According to them, a critical tool for operating in the digital society is programming know-how, adding that the place to start is to have an understanding of how to code.
Speaking at a ‘Summer to Code’ training, organised for the children in the Alimosho Local Government Area of Lagos State, by the De Royale Hall Resources, an educational and content development firm, the experts said it is imperative that children be provided access to coding know-how, to ensure that Nigeria and Nigerians are not left behind. “Coding is now a life skill, so children from every strata of society deserve the opportunity to acquire coding skills, to be prepared for the future and to keep abreast with change in the society.”
Chief Content Officer at De Royale Hall Resources, Elvis Eromosele, said children have the brightest minds, noting that their hands might be small they do have great minds.
According to him, there is no limit to what they can achieve, “we only need to provide the platform to set them on the right path. ‘A Summer to Code’ helped to create an enabling environment and platform to help them find expression for their thoughts and imaginations.
“In the course of this summer, we found that coding equally helped to strengthen your kids logical thinking, improve their problem solving skills and boost they readiness for the digital future.”   
On the experience, Eromosele noted that the six Saturdays of learning to code, was highly enlightening. “The class had 21 participants aged between 4 -18 years. By the end of the third week, the kids were creating basic websites, and understood the concept of mobile apps design, development and deployment. Children began to code with minimal supervision by the end of the third week.”

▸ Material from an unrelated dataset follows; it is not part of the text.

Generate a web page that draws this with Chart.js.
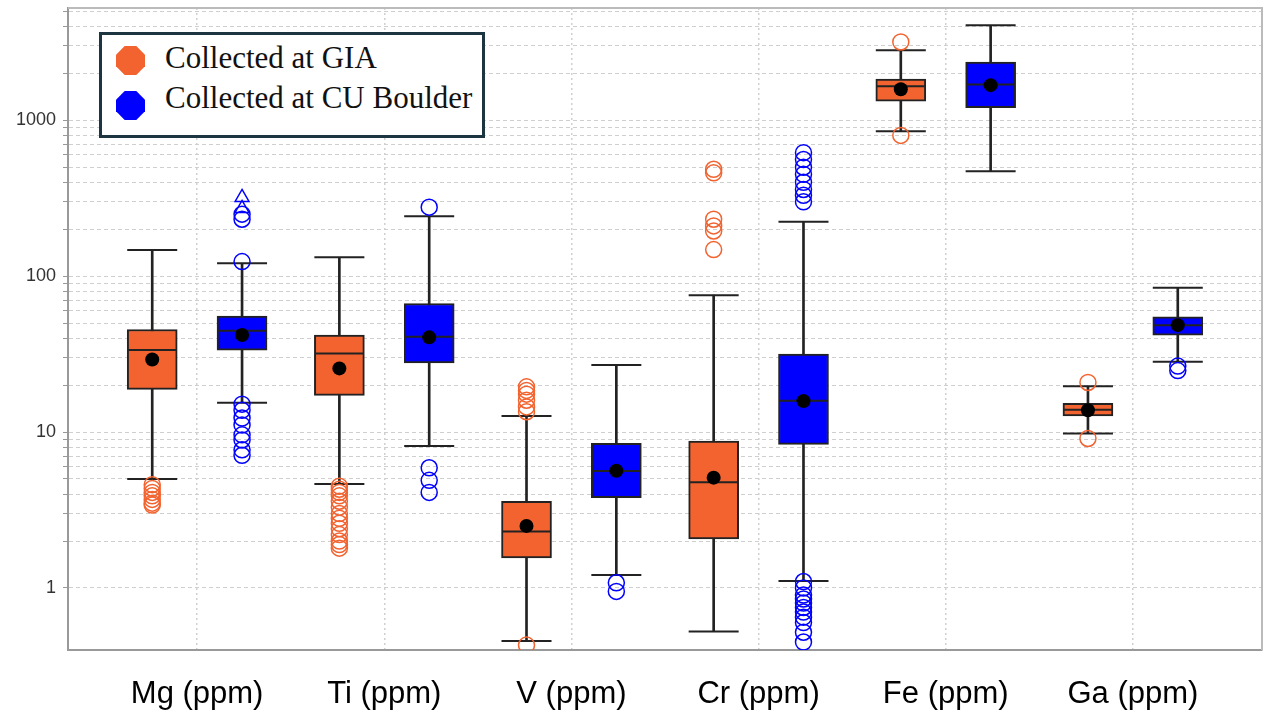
<!DOCTYPE html>
<html>
<head>
<meta charset="utf-8">
<script src="https://cdn.jsdelivr.net/npm/chart.js@4.4.0/dist/chart.umd.min.js"></script>
<style>
  body { margin: 0; background: #fff; }
  #wrap { position: relative; width: 1263px; height: 723px; }
  #legend {
    position: absolute; left: 99px; top: 32px; width: 380px; height: 100px;
    border: 3px solid #1d3541; background: #fff;
    font-family: "Liberation Serif", "Times New Roman", serif; font-size: 31px; color: #111;
  }
  .row { position: absolute; left: 63px; line-height: 31px; white-space: nowrap; }
  .oct {
    position: absolute; left: 14px; width: 29px; height: 29px;
    clip-path: polygon(30% 0, 70% 0, 100% 30%, 100% 70%, 70% 100%, 30% 100%, 0 70%, 0 30%);
  }
</style>
</head>
<body>
<div id="wrap">
  <canvas id="chart" width="1263" height="723"></canvas>
  <div id="legend">
    <div class="oct" style="top:11px;background:#f2632f"></div>
    <div class="row" style="top:7px">Collected at GIA</div>
    <div class="oct" style="top:56px;background:#0000ff"></div>
    <div class="row" style="top:47px">Collected at CU Boulder</div>
  </div>
</div>
<script>
const ctx = document.getElementById('chart');

// categories and tick values
const elements = ['Mg (ppm)', 'Ti (ppm)', 'V (ppm)', 'Cr (ppm)', 'Fe (ppm)', 'Ga (ppm)'];
const yTicks = [1, 2, 3, 4, 5, 6, 7, 8, 9, 10, 20, 30, 40, 50, 60, 70, 80, 90,
  100, 200, 300, 400, 500, 600, 700, 800, 900, 1000, 2000, 3000, 4000, 5000];
const yLabels = [1, 10, 100, 1000];

// Collected at GIA
const giaLow = [5.0, 4.64, 0.457, 0.525, 850, 9.8];
const giaQ1 = [18.8, 17.2, 1.56, 2.06, 1324, 12.7];
const giaMedian = [33.6, 31.9, 2.30, 4.76, 1652, 13.9];
const giaQ3 = [45.5, 41.9, 3.59, 8.76, 1840, 15.3];
const giaHigh = [147, 132, 12.7, 75.5, 2810, 19.7];
const giaMean = [29.2, 25.6, 2.50, 5.10, 1580, 13.8];
const giaOutliers = [
  [4.6, 4.35, 4.1, 3.9, 3.7, 3.5, 3.4],
  [4.5, 4.3, 4.1, 3.9, 3.6, 3.3, 3.0, 2.8, 2.6, 2.4, 2.2, 2.0, 1.9, 1.8],
  [19.5, 18.5, 17.5, 16, 14.5, 13.5, 0.43],
  [485, 460, 232, 210, 195, 148],
  [3180, 800],
  [20.8, 9.1]
];

// Collected at CU Boulder
const cuLow = [15.4, 8.13, 1.21, 1.11, 471, 28.2];
const cuQ1 = [33.5, 27.8, 3.79, 8.34, 1206, 41.9];
const cuMedian = [44.6, 40.8, 5.62, 15.9, 1693, 48.5];
const cuQ3 = [55.4, 66.8, 8.46, 31.6, 2366, 54.9];
const cuHigh = [121, 242, 26.9, 223, 4064, 84.2];
const cuMean = [41.9, 40.5, 5.65, 15.8, 1680, 48.5];
const cuOutliers = [
  [250, 232, 124, 15.1, 13.8, 12.3, 11.1, 9.6, 8.9, 7.7, 7.1],
  [277, 5.9, 4.9, 4.1],
  [1.08, 0.95],
  [620, 560, 500, 450, 400, 360, 330, 300, 1.1, 1.0, 0.9, 0.85, 0.8, 0.75, 0.7, 0.65, 0.6, 0.52, 0.45],
  [],
  [26.5, 24.8]
];
const cuExtremes = [[320, 272], [], [], [], [], []];

const orange = '#f2632f';
const blue = '#0000ff';
const ink = '#222';
const shift = 0.24; // half distance between the two boxes of a group

const at = (side) => (v, i) => ({ x: i + side * shift, y: v });
const range = (side, lo, hi) => lo.map((v, i) => ({ x: i + side * shift, y: [v, hi[i]] }));
const spread = (side, lists) => lists.flatMap((l, i) => l.map(v => ({ x: i + side * shift, y: v })));

function whisker(side, lo, hi) {
  return { type: 'bar', data: range(side, lo, hi), backgroundColor: ink, barThickness: 2,
    grouped: false, order: 6 };
}
function caps(side, vals) {
  return { type: 'scatter', data: vals.map(at(side)), pointStyle: 'line', radius: 25,
    borderColor: ink, borderWidth: 2, order: 5 };
}
function box(side, label, color) {
  const q1 = side < 0 ? giaQ1 : cuQ1, q3 = side < 0 ? giaQ3 : cuQ3;
  return { type: 'bar', label: label, data: range(side, q1, q3), backgroundColor: color,
    borderColor: ink, borderWidth: 2, borderSkipped: false, barThickness: 50, grouped: false, order: 4 };
}
function median(side, vals) {
  return { type: 'scatter', data: vals.map(at(side)), pointStyle: 'line', radius: 24,
    borderColor: ink, borderWidth: 2, order: 3 };
}
function mean(side, vals) {
  return { type: 'scatter', data: vals.map(at(side)), pointStyle: 'circle', radius: 7,
    backgroundColor: '#000', borderWidth: 0, order: 2 };
}
function outliers(side, lists, color, style) {
  return { type: 'scatter', data: spread(side, lists), pointStyle: style, radius: 8,
    backgroundColor: 'rgba(0,0,0,0)', borderColor: color, borderWidth: 1.5, order: 1 };
}

function noPadding(s) {
  s.paddingTop = 0; s.paddingBottom = 0; s.paddingLeft = 0; s.paddingRight = 0;
}

const frame = {
  id: 'frame',
  beforeDatasetsDraw(chart) {
    const a = chart.chartArea, c = chart.ctx;
    c.save();
    c.strokeStyle = '#bbb';
    c.lineWidth = 2;
    c.beginPath();
    c.moveTo(a.left, a.top);
    c.lineTo(a.right, a.top);
    c.lineTo(a.right, a.bottom);
    c.stroke();
    c.restore();
  }
};

new Chart(ctx, {
  type: 'bar',
  data: {
    datasets: [
      whisker(-1, giaLow, giaHigh), whisker(1, cuLow, cuHigh),
      caps(-1, giaLow), caps(-1, giaHigh), caps(1, cuLow), caps(1, cuHigh),
      box(-1, 'Collected at GIA', orange), box(1, 'Collected at CU Boulder', blue),
      median(-1, giaMedian), median(1, cuMedian),
      mean(-1, giaMean), mean(1, cuMean),
      outliers(-1, giaOutliers, orange, 'circle'), outliers(1, cuOutliers, blue, 'circle'),
      outliers(1, cuExtremes, blue, 'triangle')
    ]
  },
  options: {
    responsive: false,
    animation: false,
    events: [],
    layout: { autoPadding: false, padding: { top: 8, right: 1, left: 0, bottom: 0 } },
    plugins: { legend: { display: false }, tooltip: { enabled: false } },
    scales: {
      x: {
        type: 'linear',
        offset: false,
        min: -0.69,
        max: 5.69,
        afterBuildTicks: (s) => { s.ticks = elements.map((e, i) => ({ value: i })); },
        afterFit: (s) => { s.height = 73; noPadding(s); },
        ticks: {
          callback: (v) => elements[v],
          color: '#000',
          padding: 26,
          maxRotation: 0,
          autoSkip: false,
          font: { family: '"Liberation Sans", Arial, sans-serif', size: 31 }
        },
        grid: { offset: false, color: '#d0d0d0', lineWidth: 1.5, drawTicks: false },
        border: { color: '#999', width: 2, dash: [2, 3] }
      },
      y: {
        type: 'logarithmic',
        min: 0.4,
        max: 5250,
        afterBuildTicks: (s) => { s.ticks = yTicks.map(v => ({ value: v })); },
        afterFit: (s) => { s.width = 68; noPadding(s); },
        ticks: {
          callback: (v) => yLabels.includes(v) ? String(v) : '',
          color: '#333',
          padding: 7,
          autoSkip: false,
          font: { family: '"Liberation Sans", Arial, sans-serif', size: 18 }
        },
        grid: { color: '#cfcfcf', lineWidth: 1, tickLength: 5, tickColor: '#999', tickBorderDash: [] },
        border: { color: '#999', width: 2, dash: [4, 3] }
      }
    }
  },
  plugins: [frame]
});
</script>
</body>
</html>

According to him, it takes about two to three months to learn coding (programming) at a level that the learner can work with, noting that ‘A Summer to Code’ is the just first step in turning on the light for children in Alimosho.”
To Godfrey Adejumoh, the brain behind the project, there is a need for government to support efforts to bring coding classes to children not just across Alimosho but Nigeria. He urged the government to set up a centre where kids can access computer systems, and acquire at least three hours of lessons a week, plus some measure of follow up and mentoring to keep them in check.
Adejumoh noted that with coding, “we can unleash the creative energies of the young people in Alimosho, and indeed across Nigeria, and help them to discover the beauty of storytelling using coding. Coding is the future. That future must begins now!”